John Mullin

Personal information
- Full name: John Michael Mullin
- Date of birth: 11 August 1975 (age 49)
- Place of birth: Bury, England
- Height: 6 ft 0 in (1.83 m)
- Position(s): Midfielder

Youth career
- 000?–1992: Burnley

Senior career*
- Years: Team / Apps / (Gls)
- 1992–1995: Burnley / 18 / (2)
- 1995–1999: Sunderland / 36 / (4)
- 1998: → Preston North End (loan) / 7 / (0)
- 1998: → Burnley (loan) / 6 / (0)
- 1999–2001: Burnley / 75 / (8)
- 2001–2006: Rotherham United / 180 / (12)
- 2006–2008: Tranmere Rovers / 50 / (5)
- 2008–2010: Accrington Stanley / 32 / (0)
- Total:  / 404 / (31)

= John Mullin (footballer) =

English footballer (born 1975)

John Michael Mullin (born 11 August 1975) is an English former professional footballer who played as a midfielder for clubs including Sunderland, Burnley, Rotherham United, Tranmere Rovers, and Accrington Stanley, and is the brother of former Accrington and Morecambe player Paul Mullin. He is now a member of the coaching staff at Manchester City U18s.

==Career==
Mullin was born in Bury, Greater Manchester. His career began at Burnley, and has taken in spells at Sunderland (where he had the distinction of scoring the winning goal in a Premier League game against Manchester United in 1997, and the final goal at Roker Park in a 1–0 victory over Liverpool), a second spell at Burnley and Rotherham United.
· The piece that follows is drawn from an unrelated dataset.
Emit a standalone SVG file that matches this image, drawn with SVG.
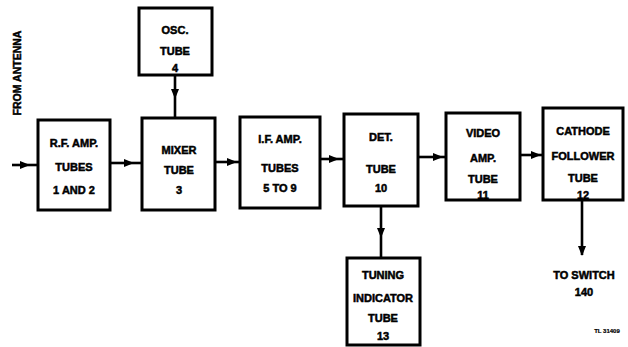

Mullin left Rotherham at the end of the 2005–06 season and joined the manager that brought him to the Millers, Ronnie Moore, at Tranmere Rovers on a two-year deal.
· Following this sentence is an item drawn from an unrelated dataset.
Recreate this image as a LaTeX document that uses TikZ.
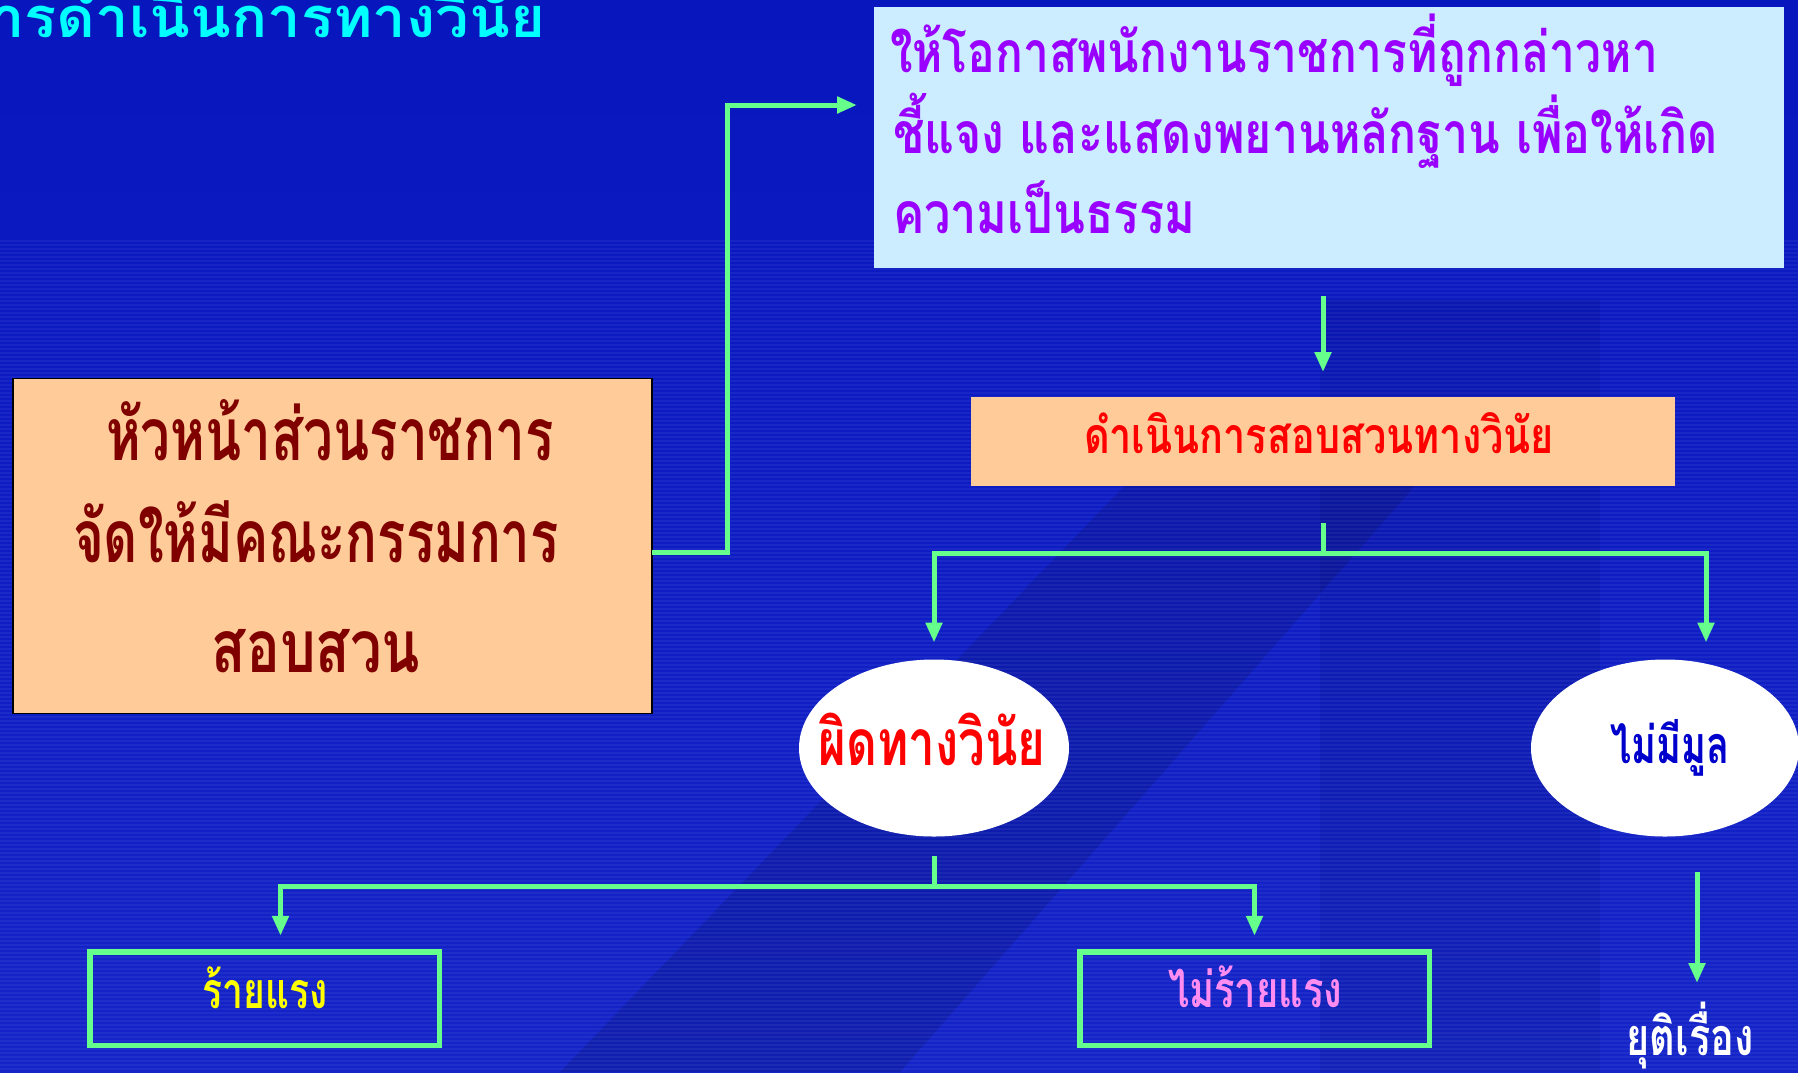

Whilst at Tranmere he had a reasonable season the first year but his second season on Merseyside brought injuries and subbed appearances. He was first choice centre-mid with Paul McLaren in his first year and netted 5 times. He scored a volley at home to Bristol City in the last minute in Tranmere's 1–0 win. He also scored against Yeovil Town, Northampton Town (twice) and Chesterfield.

After being released by Tranmere at the end of the 2007–08 season, Mullin was signed by Accrington Stanley on a one-year contract rolling into a second year. After retiring he joined Burnley's youth set up as a coach before moving onto Manchester City. He is now part of the Manchester City recruitment team.